Soaking it Up at Mud Mountain

(Originally posted on Runners World Loop 7/23/11)
’m currently on a business trip, visiting the beautiful city of St. Louis, Missouri. I always bring my running gear with me when I travel, and find that the change of scenery often breathes some freshness into my runs. Maybe it’s the greenery and trees, because nearly everywhere in the world has more of both than Tucson. Of course, abundant plant life often comes with high humidity.
Most of the U.S. is currently experiencing a heat wave so my runs for the past few days in St. Louis have resulted in yours truly being a soggy mess by a mile or so in to the run. Tucson humidity is often below 10%, so even though I run at home in temperatures exceeding 100 degrees, I’m not accustomed to running in a combination of high heat and high humidity like I’ve experienced in St. Louis.
This morning I decided to enjoy an out-of-town race, so I entered the Mud Mountain Cross-Country 5k Classic, held at the SIU campus in Edwardsville, Illinois. It was about a 30-minute drive from St. Louis, and along the way I crossed the Mississippi River. By the time I arrived, my mind was filled with dreamy thoughts of a lazy summer day rafting down the river, sort of a Tom Sawyer / Huck Finn type of day. Not necessarily the best pre-race mood, but I thought I was ready anyway.

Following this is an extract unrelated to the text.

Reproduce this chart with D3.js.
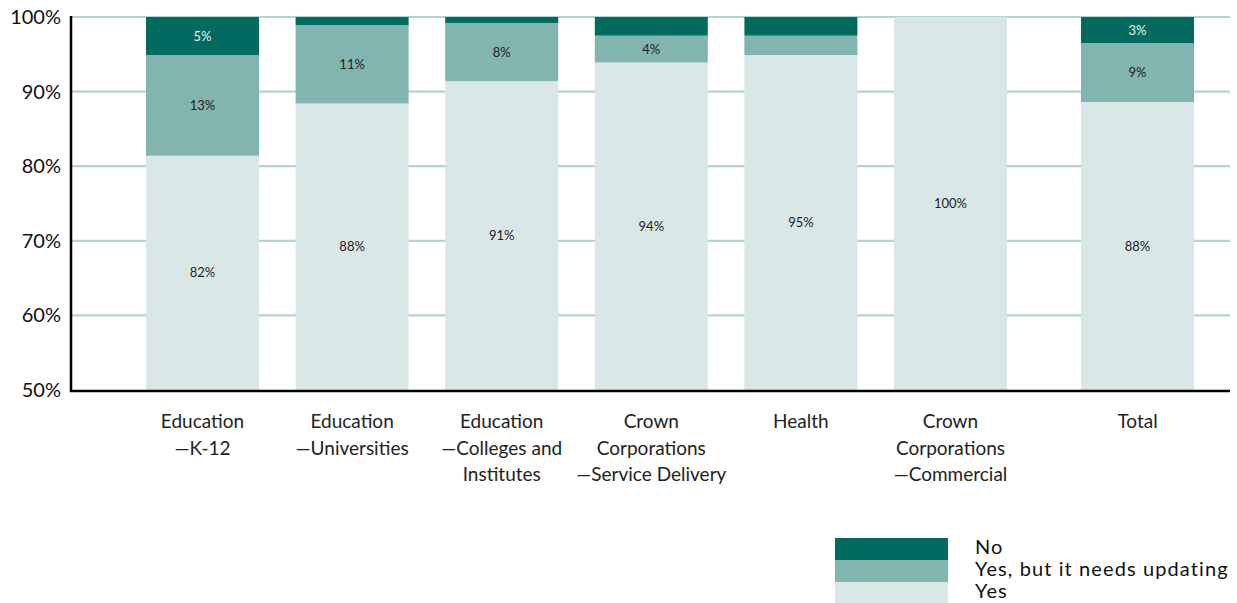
<!DOCTYPE html>
<html><head><meta charset="utf-8">
<script src="https://cdn.jsdelivr.net/npm/d3@7"></script>
<style>
html,body{margin:0;padding:0;background:#fff;}
svg text{font-family:"Lato","Open Sans",sans-serif;}
</style></head>
<body><svg id="chart" width="1237" height="603"></svg>
<script>
const categories = [
  ["Education", "\u2014K-12"],
  ["Education", "\u2014Universities"],
  ["Education", "\u2014Colleges and", "Institutes"],
  ["Crown", "Corporations", "\u2014Service Delivery"],
  ["Health"],
  ["Crown", "Corporations", "\u2014Commercial"],
  ["Total"]
];
const slots = [0, 1, 2, 3, 4, 5, 6.25];
const yesValues      = [81.4, 88.4, 91.4, 93.9, 94.9, 100, 88.6];
const updatingValues = [13.5, 10.5, 7.8, 3.6, 2.6, 0, 7.9];
const noValues       = [5.1, 1.1, 0.8, 2.5, 2.5, 0, 3.5];
const yesLabels      = ["82%", "88%", "91%", "94%", "95%", "100%", "88%"];
const updatingLabels = ["13%", "11%", "8%", "4%", "", "", "9%"];
const noLabels       = ["5%", "", "", "", "", "", "3%"];
const yTicks = [50, 60, 70, 80, 90, 100];
const seriesNames = ["No", "Yes, but it needs updating", "Yes"];

const colors = {No: "#016b60", Upd: "#82b5b0", Yes: "#d9e8e7"};
const svg = d3.select("#chart");

const y = d3.scaleLinear().domain([50, 100]).range([390, 17]);
const x = d3.scaleLinear().domain([0, 5]).range([202.5, 950.5]);
const barW = 113;

// gridlines
svg.append("g").selectAll("line").data(yTicks.filter(t => t > 50)).join("line")
  .attr("x1", 71).attr("x2", 1230)
  .attr("y1", d => y(d)).attr("y2", d => y(d))
  .attr("stroke", "#b3d5d1").attr("stroke-width", 2.2);

// stacked bars
const rows = categories.map((c, i) => ({i, yes: yesValues[i], upd: updatingValues[i], no: noValues[i]}));
const stacked = d3.stack().keys(["yes", "upd", "no"])(rows);
const keyColor = {yes: colors.Yes, upd: colors.Upd, no: colors.No};
const keyLabels = {yes: yesLabels, upd: updatingLabels, no: noLabels};
const keyText = {yes: "#222", upd: "#222", no: "#e8f1ef"};

stacked.forEach(s => {
  const g = svg.append("g");
  g.selectAll("rect").data(s).join("rect")
    .attr("x", (d, i) => x(slots[i]) - barW / 2)
    .attr("width", barW)
    .attr("y", d => y(Math.min(100, d[1])))
    .attr("height", d => Math.max(0, y(Math.max(50, d[0])) - y(Math.min(100, d[1]))))
    .attr("fill", keyColor[s.key]);
  g.selectAll("text").data(s).join("text")
    .attr("x", (d, i) => x(slots[i]))
    .attr("y", d => (y(Math.max(50, d[0])) + y(Math.min(100, d[1]))) / 2)
    .attr("dy", "0.35em")
    .attr("text-anchor", "middle")
    .attr("font-size", 13)
    .attr("fill", keyText[s.key])
    .text((d, i) => keyLabels[s.key][i]);
});

// axes lines
svg.append("line").attr("x1", 71).attr("x2", 71).attr("y1", 16).attr("y2", 392)
  .attr("stroke", "#000").attr("stroke-width", 2.5);
svg.append("line").attr("x1", 70).attr("x2", 1230).attr("y1", 391).attr("y2", 391)
  .attr("stroke", "#000").attr("stroke-width", 2.5);

// y tick labels
const yAxis = d3.axisLeft(y).tickValues(yTicks).tickFormat(d => d + "%").tickSize(0).tickPadding(10);
const ya = svg.append("g").attr("transform", "translate(71,0)").call(yAxis);
ya.select(".domain").remove();
ya.selectAll("text").attr("font-size", 20).attr("fill", "#111").attr("font-family", "Lato, 'Open Sans', sans-serif");

// category labels
categories.forEach((lines, i) => {
  const t = svg.append("text").attr("text-anchor", "middle").attr("font-size", 19).attr("fill", "#222");
  lines.forEach((ln, j) => {
    t.append("tspan").attr("x", x(slots[i])).attr("y", 428 + j * 26.5).text(ln);
  });
});

// legend
const legColors = [colors.No, colors.Upd, colors.Yes];
seriesNames.forEach((n, i) => {
  svg.append("rect").attr("x", 835).attr("y", 538 + i * 22).attr("width", 113).attr("height", 22).attr("fill", legColors[i]);
  svg.append("text").attr("x", 975).attr("y", 547 + i * 22).attr("dy", "0.35em")
    .attr("font-size", 20).attr("letter-spacing", 1.1).attr("fill", "#111").text(n);
});
</script></body></html>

The race itself was very well organized. It’s a benefit event for high school runners, and there were plenty of fast young people there. I picked up my timing chip, strapped it around my ankle, and noticed that the grass was rather tall (at least from the perspective of an Arizonan).

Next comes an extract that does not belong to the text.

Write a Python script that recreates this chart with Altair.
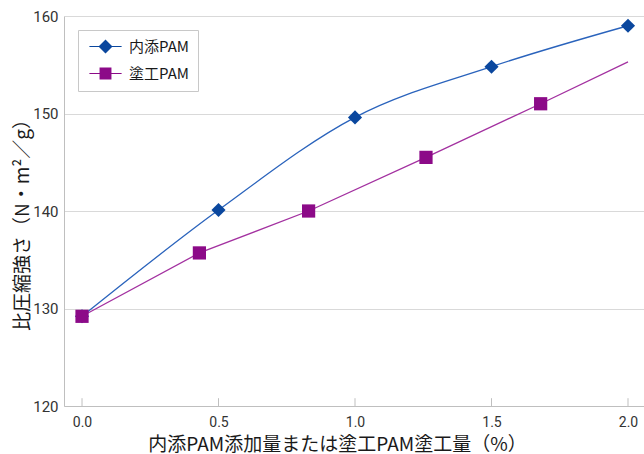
import altair as alt
import pandas as pd

# ---- data ----
series_names = ["内添PAM", "塗工PAM"]
x_internal = [0.0, 0.5, 1.0, 1.5, 2.0]
y_internal = [129.2, 140.1, 149.6, 154.8, 159.0]
x_coated = [0.0, 0.43, 0.83, 1.26, 1.68, 2.0]
y_coated = [129.2, 135.7, 140.0, 145.5, 151.0, 155.3]
coated_marker = [True, True, True, True, True, False]
x_tick_values = [0.0, 0.5, 1.0, 1.5, 2.0]
y_tick_values = [120, 130, 140, 150, 160]

x_title = "内添PAM添加量または塗工PAM塗工量（%）"
y_title = "比圧縮強さ（N・m²／g）"

# ---- styles ----
blue_marker = "#0A479E"
blue_line = "#2A63BC"
purple_marker = "#8C0A88"
purple_line = "#A331A0"
grid_color = "#D9D9D9"
axis_color = "#BFBFBF"
cjk_font = "Noto Sans CJK JP"
num_font = "Liberation Sans Narrow, Roboto, sans-serif"

df_int = pd.DataFrame({"x": x_internal, "y": y_internal})
df_coat = pd.DataFrame({"x": x_coated, "y": y_coated, "marker": coated_marker})
df_ticks = pd.DataFrame({"x": x_tick_values})
df_legend = pd.DataFrame({"series": series_names})

xscale = alt.Scale(domain=[-0.066, 2.0586], nice=False, zero=False)
yscale = alt.Scale(domain=[120, 160], nice=False, zero=False)

x_axis = alt.Axis(
    values=x_tick_values, format=".1f", grid=False, ticks=False,
    domainColor=axis_color, labelFont=num_font, labelFontSize=14,
    labelColor="#333333", labelPadding=9,
    title=x_title, titleFont=cjk_font, titleFontSize=19, titleFontWeight="normal",
    titleColor="#1a1a1a", titleX=273, titleY=44, titleBaseline="alphabetic",
)
y_axis = alt.Axis(
    values=y_tick_values, grid=True, gridColor=grid_color, ticks=False,
    domainColor=axis_color, labelFont=num_font, labelFontSize=15,
    labelColor="#333333", labelPadding=6,
    title=y_title, titleFont=cjk_font, titleFontSize=19, titleFontWeight="normal",
    titleColor="#1a1a1a", titleX=-36, titleY=204, titleBaseline="alphabetic",
    titleAngle=-90, titleAlign="center",
)

X = alt.X("x:Q", scale=xscale, axis=x_axis)
Y = alt.Y("y:Q", scale=yscale, axis=y_axis)

# inward tick marks on the x axis
ticks = alt.Chart(df_ticks).mark_rule(color=axis_color, strokeWidth=1).encode(
    x=alt.X("x:Q", scale=xscale, axis=x_axis),
    y=alt.datum(120),
    y2=alt.datum(120.8),
)

line_int = alt.Chart(df_int).mark_line(
    interpolate="cardinal", color=blue_line, strokeWidth=1.3
).encode(x=X, y=Y)
pts_int = alt.Chart(df_int).mark_point(
    shape="diamond", filled=True, size=200, color=blue_marker, opacity=1
).encode(x=X, y=Y)

line_coat = alt.Chart(df_coat).mark_line(
    color=purple_line, strokeWidth=1.3
).encode(x=X, y=Y)
pts_coat = alt.Chart(df_coat).transform_filter("datum.marker").mark_point(
    shape="square", filled=True, size=175, color=purple_marker, opacity=1
).encode(x=X, y=Y)

# legend (symbols: line through marker)
diamond_path = ("M -2.3 -0.08 L 2.3 -0.08 L 2.3 0.08 L -2.3 0.08 Z "
                "M 0 -1 L 1 0 L 0 1 L -1 0 Z")
square_path = ("M -2.3 -0.08 L 2.3 -0.08 L 2.3 0.08 L -2.3 0.08 Z "
               "M -0.85 -0.85 L 0.85 -0.85 L 0.85 0.85 L -0.85 0.85 Z")

legend_cfg = dict(
    orient="none", legendX=14, legendY=14, title=None, padding=9,
    fillColor="white", strokeColor="#C8C8C8", symbolSize=196,
    symbolOffset=11, labelOffset=16, rowPadding=11,
    labelFont=cjk_font, labelFontSize=15, labelColor="#1a1a1a",
    symbolStrokeWidth=0, symbolOpacity=1,
)

legend_layer = alt.Chart(df_legend).mark_point(filled=True, opacity=1, clip=True).encode(
    x=alt.value(-300),
    y=alt.value(-300),
    color=alt.Color("series:N",
                    scale=alt.Scale(domain=series_names, range=[blue_marker, purple_marker]),
                    legend=alt.Legend(**legend_cfg)),
    shape=alt.Shape("series:N",
                    scale=alt.Scale(domain=series_names, range=[diamond_path, square_path]),
                    legend=alt.Legend(**legend_cfg)),
)

chart = alt.layer(
    ticks, line_int, pts_int, line_coat, pts_coat, legend_layer
).properties(
    width=580, height=390,
    padding={"left": 64, "top": 16, "right": 0, "bottom": 48},
    autosize="none",
    background="white",
).configure_view(stroke=None)

chart.save("out.html", embed_options={"renderer": "svg", "actions": False})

I  took a mile warm-up jog on the course, and was pleased to see how nice the scenery was. Tom and Huck could have run through these woods and found all sorts of mischief along the way. But I had to focus on the race preparations – this was not looking like an easy course, and definitely not one to set a 5k PR.
There were a lot of people there – probably around 700 or more including plenty of volunteers. One of my friends at the meeting, Pete Dillon from Georgia, also signed up for the race and we had a few minutes before the race to compare race strategies and complain about the heat. Looking up, we noticed that the sky was crystal clear – and the sun was taking full advantage of that fact!
When the gun went off promptly at 8:00, I quickly realized that I had started too far back. So I spent the first mile dodging people, and found myself passing racers for nearly the entire race. There were a few dirt patches, which meant I ran through a choking cloud of dust at those points. Despite the race’s name, there really wasn’t much mud. But the most challenging features of the course were the hills – although they were not terribly long, they were enough to significantly affect the pace. The finishing stretch was in full blazing sun which made the finish line more appealing, but also more difficult to reach. My final time was 20:37, which was 53rd overall out of 538. Many (but not all!) of the racers ahead of me were high school or college runners, and I have never seen so many people throwing up at the finish line! It was a true puke-fest as these youngsters pushed their race to the limit. I was 2nd in my age group, missing 1st by less than 7 seconds (although I didn’t know that at the time).
Here’s me and Pete (who also ran a great race) basking in the glory of the finish line. It’s not so obvious in the picture, but I was pretty much soaking wet after the race.
And here’s a photo of the medal that I won for placing in my age group:
After the race and awards ceremony, I re-ran the course twice at a slower pace to try to capture that magical Tom Sawyer-ish free feeling. But I have to admit, I’m not acclimated to the humidity so it was not as fun as it could have been. Still, running and racing in a new place was sure fun!
Final comments: I did hold back a little bit today, since the San Francisco Marathon is now only 8 days away, and I did not want to risk turning an ankle or pulling a muscle so close to that big event. Also, I am planning to return to St. Louis for the Rock’N’Roll Marathon in October – I sure hope it cools off a bit before then!